AIM: Please copy the lines below exactly, from the first one through the line showing "plt.rcParams['font.family'] = ['Liberation".

** start GIVEN DATA **

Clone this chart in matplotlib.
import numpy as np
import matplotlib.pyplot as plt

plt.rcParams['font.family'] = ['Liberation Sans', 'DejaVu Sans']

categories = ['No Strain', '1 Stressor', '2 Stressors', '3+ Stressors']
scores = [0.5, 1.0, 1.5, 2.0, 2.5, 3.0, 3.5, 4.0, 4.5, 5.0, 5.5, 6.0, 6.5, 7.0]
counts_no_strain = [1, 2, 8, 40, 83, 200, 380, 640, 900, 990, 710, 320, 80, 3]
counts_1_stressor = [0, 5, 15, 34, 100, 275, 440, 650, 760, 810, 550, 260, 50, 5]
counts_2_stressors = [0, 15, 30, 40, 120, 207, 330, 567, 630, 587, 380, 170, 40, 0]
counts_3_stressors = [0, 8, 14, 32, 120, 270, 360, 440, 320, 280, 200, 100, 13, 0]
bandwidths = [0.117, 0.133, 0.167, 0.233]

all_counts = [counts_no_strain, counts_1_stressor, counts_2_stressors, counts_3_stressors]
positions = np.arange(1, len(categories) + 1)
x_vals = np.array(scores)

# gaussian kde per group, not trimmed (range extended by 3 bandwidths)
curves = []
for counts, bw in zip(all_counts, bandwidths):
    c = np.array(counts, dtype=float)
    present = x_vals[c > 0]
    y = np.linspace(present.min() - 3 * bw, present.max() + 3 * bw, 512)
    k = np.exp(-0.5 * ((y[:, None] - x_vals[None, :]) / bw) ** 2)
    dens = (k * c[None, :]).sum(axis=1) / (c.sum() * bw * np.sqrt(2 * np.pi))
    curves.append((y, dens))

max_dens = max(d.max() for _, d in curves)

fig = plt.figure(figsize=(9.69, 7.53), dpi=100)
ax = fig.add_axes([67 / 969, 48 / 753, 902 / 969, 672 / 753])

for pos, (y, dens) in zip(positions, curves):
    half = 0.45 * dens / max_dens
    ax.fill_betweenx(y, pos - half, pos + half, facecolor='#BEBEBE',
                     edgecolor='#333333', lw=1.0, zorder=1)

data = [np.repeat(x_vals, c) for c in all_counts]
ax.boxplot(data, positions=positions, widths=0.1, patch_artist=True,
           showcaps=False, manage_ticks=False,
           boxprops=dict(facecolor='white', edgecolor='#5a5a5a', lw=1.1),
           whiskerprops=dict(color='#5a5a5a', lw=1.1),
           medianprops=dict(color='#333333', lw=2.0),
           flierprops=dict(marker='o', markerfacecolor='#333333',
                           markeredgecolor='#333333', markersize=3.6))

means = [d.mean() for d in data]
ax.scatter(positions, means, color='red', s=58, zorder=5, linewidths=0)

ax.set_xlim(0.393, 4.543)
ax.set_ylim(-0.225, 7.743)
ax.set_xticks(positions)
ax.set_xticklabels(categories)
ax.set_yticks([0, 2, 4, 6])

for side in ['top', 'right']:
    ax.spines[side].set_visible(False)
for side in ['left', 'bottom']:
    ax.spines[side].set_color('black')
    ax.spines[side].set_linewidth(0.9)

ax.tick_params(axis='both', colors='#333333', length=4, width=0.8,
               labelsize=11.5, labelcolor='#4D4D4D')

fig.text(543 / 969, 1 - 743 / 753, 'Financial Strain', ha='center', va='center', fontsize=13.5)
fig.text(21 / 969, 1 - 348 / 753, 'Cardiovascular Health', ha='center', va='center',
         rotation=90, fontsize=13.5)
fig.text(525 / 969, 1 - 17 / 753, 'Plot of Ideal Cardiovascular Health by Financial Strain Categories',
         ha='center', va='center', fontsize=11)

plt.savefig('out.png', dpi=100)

** end GIVEN DATA **

PROBLEM SOLUTION:
Clone this chart in matplotlib.
import numpy as np
import matplotlib.pyplot as plt

plt.rcParams['font.family'] = ['Liberation Sans', 'DejaVu Sans']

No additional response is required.